One minute you are down, the next minute you are up. Some days have been happier while on other occasions you are just bummed out. Have your mood swings been very infrequent and at the same time very severe? Do they make you feel like as if you are on a roller-coaster ride?
What you might subsequently ask is whether these changes are normal? Well, perhaps, it’s okay to not feel the same for long and experience changes but the bigger problem arises when the mood swings start affecting the daily intricacies of your life. If that has been the case, then there is all the more reason to be worried about.
Although it should be clear enough that sometimes your body varied rhythmic pattern may cause you to experience frequent disruptions in the mood. Simply put, say you are hungry, you are likely to be frustrated with yourself. Compared to say when your body seems satisfied with a hearty meal you just took.
However, in other situations, extreme forms of mood swings may underlie some serious mental illness. Which really means that it can signify a mental disorder you may have that requires professional attention.
Having said that let us look into conditions which can lead to a rollercoaster of emotions.
Commonly people with bipolar disorder will tend to experience the severe type of emotional disruption. The only possible distinction is that the certain phase may last longer than a usual mood swing. For example, a prolonged phase of depression may soon be followed by a lengthy period of elevated happiness.

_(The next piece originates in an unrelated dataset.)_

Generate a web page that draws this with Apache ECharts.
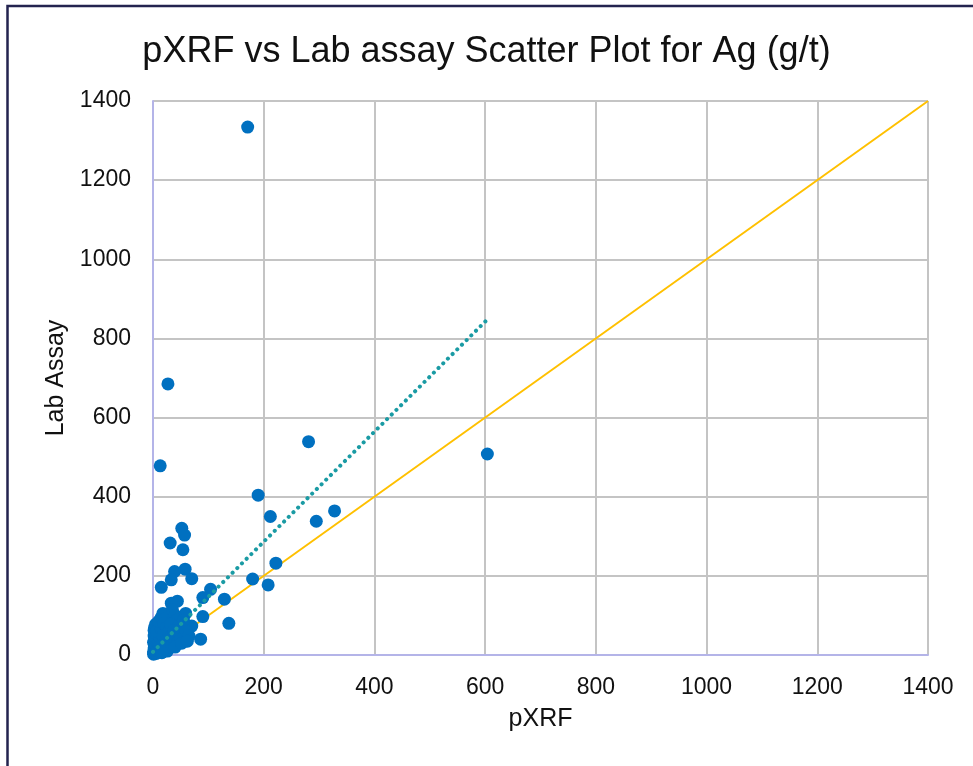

It is not easy to identify when someone has bipolar disorder. That also explains why most cases remain undiagnosed. But there are a few simple ways you can understand the condition.
Let us assume you have a house party a month from now on. It’s normal to be excited about the occasion and be happy about it. However, for a bipolar patient, this will mean spending several days exhibiting their excitement to the extent where it can be destructive. For example, racing around, talking excessively etc. For medical scientists, this phase is called the manic phase.
On the other hand, say you have a job interview scheduled next week. Such circumstances can also trigger symptoms of bipolar disorder. A patient is likely to feel extremely jittery, demotivated and anxious. Such a situation is known as the depressive phase.
Attention Deficit Hyperactive Disorder (ADHD)
Mood swings are also a common symptom of people with ADHD. In normal circumstances, this mental disorder will make you hyperactive. Additionally, patients who have the condition will tend to feel a lot restless and impatient. While at the same time it can lead you to become frustrated with yourself which impedes your focus on daily activities.
Borderline Personality Disorder (BPD)
Borderline Personality Disorder (BPD) shares a lot common with Bipolar Disorder. However, there are some noticeable differences between the two. BPD is more of a personality disorder that can lead you to have an inappropriate or severe form of emotional reactions (or mood swings). Patients with BPD will have unstable relationships and will often make impulsive decisions with respect to anything.
One way to notice if someone has the condition is then again to look for intense shifting of moods. That may happen infrequently but one phase does not last long as with the case with bipolar. As a consequence, patients with BPD do not deal really well with stress.